DATA EXTRACT start
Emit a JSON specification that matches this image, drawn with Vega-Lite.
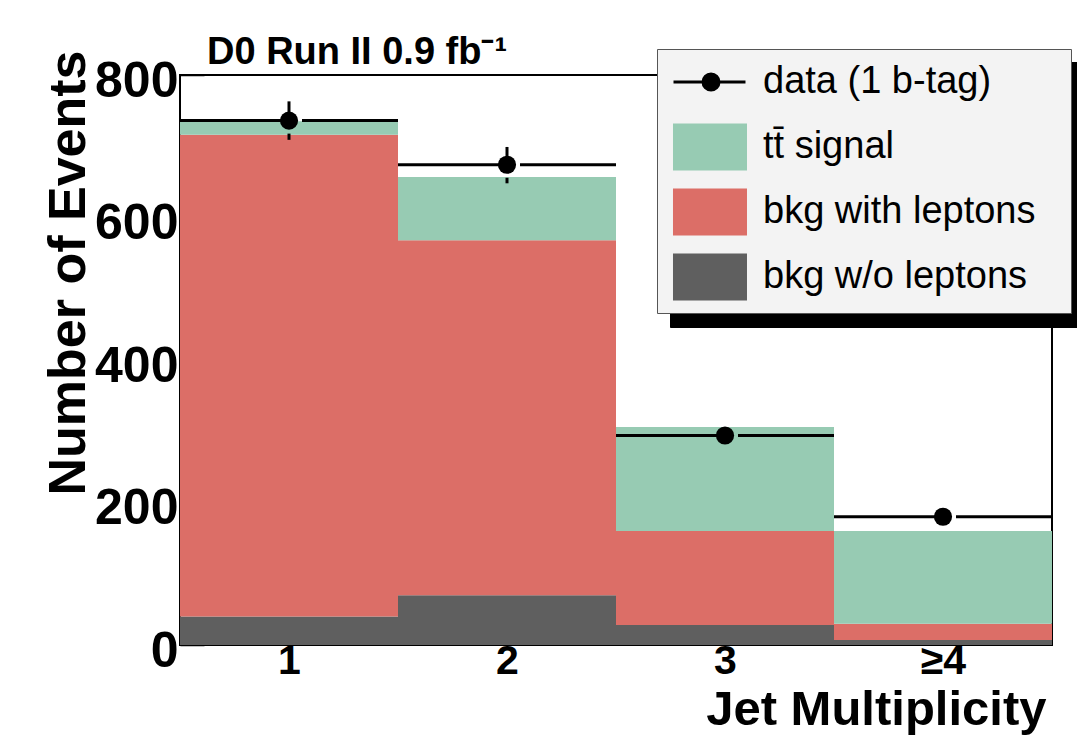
{
  "$schema": "https://vega.github.io/schema/vega-lite/v6.json",
  "width": 872,
  "height": 570,
  "autosize": {"type": "none"},
  "padding": {"left": 180, "top": 75, "right": 25, "bottom": 104},
  "background": "white",
  "title": {
    "text": "D0 Run II 0.9 fb⁻¹",
    "anchor": "start",
    "frame": "group",
    "dx": 27,
    "offset": -53,
    "baseline": "alphabetic",
    "font": "Liberation Sans",
    "fontSize": 38,
    "fontWeight": "bold",
    "color": "black"
  },
  "config": {
    "view": {"stroke": "black", "strokeWidth": 2},
    "axis": {
      "grid": false,
      "domain": false,
      "zindex": 1,
      "labelFont": "Liberation Sans",
      "labelFontWeight": "bold",
      "labelColor": "black",
      "titleFont": "Liberation Sans",
      "titleFontWeight": "bold",
      "titleColor": "black",
      "tickColor": "black",
      "tickWidth": 1.5,
      "labelOverlap": false,
      "labelFlush": false,
      "labelBound": false
    }
  },
  "datasets": {
    "stacks": [
      {"bin": "1", "lo": 0, "hi": 1, "component": "bkg w/o leptons", "order": 1, "n": 40},
      {"bin": "1", "lo": 0, "hi": 1, "component": "bkg with leptons", "order": 2, "n": 676},
      {"bin": "1", "lo": 0, "hi": 1, "component": "tt̄ signal", "order": 3, "n": 19},
      {"bin": "2", "lo": 1, "hi": 2, "component": "bkg w/o leptons", "order": 1, "n": 70},
      {"bin": "2", "lo": 1, "hi": 2, "component": "bkg with leptons", "order": 2, "n": 498},
      {"bin": "2", "lo": 1, "hi": 2, "component": "tt̄ signal", "order": 3, "n": 89},
      {"bin": "3", "lo": 2, "hi": 3, "component": "bkg w/o leptons", "order": 1, "n": 28},
      {"bin": "3", "lo": 2, "hi": 3, "component": "bkg with leptons", "order": 2, "n": 132},
      {"bin": "3", "lo": 2, "hi": 3, "component": "tt̄ signal", "order": 3, "n": 146},
      {"bin": "≥4", "lo": 3, "hi": 4, "component": "bkg w/o leptons", "order": 1, "n": 7},
      {"bin": "≥4", "lo": 3, "hi": 4, "component": "bkg with leptons", "order": 2, "n": 23},
      {"bin": "≥4", "lo": 3, "hi": 4, "component": "tt̄ signal", "order": 3, "n": 130}
    ],
    "observed": [
      {"bin": "1", "lo": 0, "mid": 0.5, "hi": 1, "series": "data (1 b-tag)", "events": 736, "up": 763, "down": 709},
      {"bin": "2", "lo": 1, "mid": 1.5, "hi": 2, "series": "data (1 b-tag)", "events": 674, "up": 699, "down": 648},
      {"bin": "3", "lo": 2, "mid": 2.5, "hi": 3, "series": "data (1 b-tag)", "events": 294, "up": 311, "down": 277},
      {"bin": "≥4", "lo": 3, "mid": 3.5, "hi": 4, "series": "data (1 b-tag)", "events": 180, "up": 193, "down": 167}
    ]
  },
  "layer": [
    {
      "data": {"name": "stacks"},
      "transform": [
        {"stack": "n", "groupby": ["bin"], "sort": [{"field": "order", "order": "ascending"}], "as": ["y0", "y1"]}
      ],
      "mark": {"type": "rect", "strokeWidth": 0},
      "encoding": {
        "x": {
          "field": "lo",
          "type": "quantitative",
          "scale": {"domain": [0, 4], "nice": false, "zero": false},
          "axis": {
            "values": [0.5, 1, 1.5, 2, 2.5, 3, 3.5],
            "labelExpr": "datum.value % 1 === 0.5 ? (datum.value === 3.5 ? '≥4' : format(datum.value + 0.5, 'd')) : ''",
            "tickSize": {"condition": {"test": "datum.value % 1 === 0", "value": -18}, "value": 0},
            "labelPadding": -4,
            "labelFontSize": 41,
            "labelBaseline": "top",
            "title": "Jet Multiplicity",
            "titleFontSize": 49,
            "titleAnchor": "end",
            "titleAlign": "right",
            "titleBaseline": "alphabetic",
            "titleX": 866,
            "titleY": 79
          }
        },
        "x2": {"field": "hi"},
        "y": {
          "field": "y0",
          "type": "quantitative",
          "scale": {"domain": [0, 800], "nice": false},
          "axis": {
            "values": [0, 50, 100, 150, 200, 250, 300, 350, 400, 450, 500, 550, 600, 650, 700, 750, 800],
            "labelExpr": "datum.value % 200 === 0 ? datum.label : ''",
            "format": "d",
            "tickSize": {"condition": {"test": "datum.value % 200 === 0", "value": -24}, "value": -12},
            "labelPadding": 26,
            "labelFontSize": 50,
            "labelOffset": 6,
            "title": "Number of Events",
            "titleFontSize": 52,
            "titleAnchor": "end",
            "titleAlign": "right",
            "titleBaseline": "alphabetic",
            "titleAngle": 270,
            "titleX": -96,
            "titleY": -25
          }
        },
        "y2": {"field": "y1"},
        "color": {
          "field": "component",
          "type": "nominal",
          "scale": {
            "domain": ["data (1 b-tag)", "tt̄ signal", "bkg with leptons", "bkg w/o leptons"],
            "range": ["#000000", "#97cbb3", "#dc6e67", "#5f5f5f"]
          },
          "legend": {
            "orient": "none",
            "legendX": 477,
            "legendY": -26,
            "title": "\u00a0",
            "titleOrient": "right",
            "titleFontSize": 1,
            "titlePadding": 30,
            "zindex": 3,
            "fillColor": "#f3f3f3",
            "strokeColor": "#555555",
            "padding": 6,
            "rowPadding": 5,
            "labelFont": "Liberation Sans",
            "labelFontSize": 38,
            "labelFontWeight": "normal",
            "labelColor": "black",
            "labelLimit": 600,
            "labelOffset": 46,
            "symbolSize": 2601,
            "encode": {
              "symbols": {
                "update": {
                  "shape": {"signal": "datum.value === 'data (1 b-tag)' ? 'M-0.667,-0.922M2.235,0.922M-0.647,0H2.176M1.138,0A0.314,0.314,0,1,1,0.51,0A0.314,0.314,0,1,1,1.138,0Z' : 'M-0.667,-0.922H2.235V0.922H-0.667Z'"},
                  "stroke": {"signal": "datum.value === 'data (1 b-tag)' ? 'black' : 'transparent'"},
                  "strokeWidth": {"value": 3},
                  "size": {"value": 2601},
                  "opacity": {"value": 1}
                }
              }
            }
          }
        }
      }
    },
    {
      "data": {"name": "observed"},
      "mark": {"type": "rule", "color": "black", "strokeWidth": 3},
      "encoding": {
        "x": {"field": "lo", "type": "quantitative"},
        "x2": {"field": "mid"},
        "x2Offset": {"value": -13},
        "y": {"field": "events", "type": "quantitative"}
      }
    },
    {
      "data": {"name": "observed"},
      "mark": {"type": "rule", "color": "black", "strokeWidth": 3},
      "encoding": {
        "x": {"field": "mid", "type": "quantitative"},
        "xOffset": {"value": 13},
        "x2": {"field": "hi"},
        "y": {"field": "events", "type": "quantitative"}
      }
    },
    {
      "data": {"name": "observed"},
      "transform": [{"filter": "(datum.up - datum.events) > 20"}],
      "mark": {"type": "rule", "color": "black", "strokeWidth": 3},
      "encoding": {
        "x": {"field": "mid", "type": "quantitative"},
        "y": {"field": "up", "type": "quantitative"},
        "y2": {"field": "events"},
        "y2Offset": {"value": -13}
      }
    },
    {
      "data": {"name": "observed"},
      "transform": [{"filter": "(datum.up - datum.events) > 20"}],
      "mark": {"type": "rule", "color": "black", "strokeWidth": 3},
      "encoding": {
        "x": {"field": "mid", "type": "quantitative"},
        "y": {"field": "events", "type": "quantitative"},
        "yOffset": {"value": 13},
        "y2": {"field": "down"}
      }
    },
    {
      "data": {"name": "observed"},
      "mark": {"type": "point", "filled": true, "color": "black", "size": 330, "opacity": 1},
      "encoding": {
        "x": {"field": "mid", "type": "quantitative"},
        "y": {"field": "events", "type": "quantitative"},
        "shape": {
          "field": "series",
          "type": "nominal",
          "scale": {
            "domain": ["tt̄ signal", "data (1 b-tag)", "bkg with leptons", "bkg w/o leptons"],
            "range": ["circle", "circle", "circle", "circle"]
          },
          "legend": {
            "orient": "none",
            "legendX": 490,
            "legendY": -13,
            "title": "\u00a0",
            "titleOrient": "right",
            "titleFontSize": 1,
            "titlePadding": 351,
            "zindex": 2,
            "fillColor": "black",
            "strokeColor": "black",
            "padding": 6,
            "rowPadding": 9,
            "labelFont": "Liberation Sans",
            "labelFontSize": 38,
            "labelColor": "black",
            "labelOffset": 0,
            "labelExpr": "''",
            "symbolSize": 2601,
            "encode": {
              "symbols": {
                "update": {
                  "shape": {"signal": "'M-0.667,-0.922H2.235V0.922H-0.667Z'"},
                  "fill": {"value": "black"},
                  "stroke": {"value": "black"},
                  "strokeWidth": {"value": 3},
                  "size": {"value": 2601},
                  "opacity": {"value": 1}
                }
              }
            }
          }
        }
      }
    }
  ]
}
DATA EXTRACT end
- **TASK TO CARRY OUT**
For each line of the listing that holds the word "with", show that line.

- **ANSWER FOR THIS EXERCISE**
Emit a JSON specification that matches this image, drawn with Vega-Lite.
      {"bin": "1", "lo": 0, "hi": 1, "component": "bkg with leptons", "order": 2, "n": 676},
      {"bin": "2", "lo": 1, "hi": 2, "component": "bkg with leptons", "order": 2, "n": 498},
      {"bin": "3", "lo": 2, "hi": 3, "component": "bkg with leptons", "order": 2, "n": 132},
      {"bin": "≥4", "lo": 3, "hi": 4, "component": "bkg with leptons", "order": 2, "n": 23},
            "domain": ["data (1 b-tag)", "tt̄ signal", "bkg with leptons", "bkg w/o leptons"],
            "domain": ["tt̄ signal", "data (1 b-tag)", "bkg with leptons", "bkg w/o leptons"],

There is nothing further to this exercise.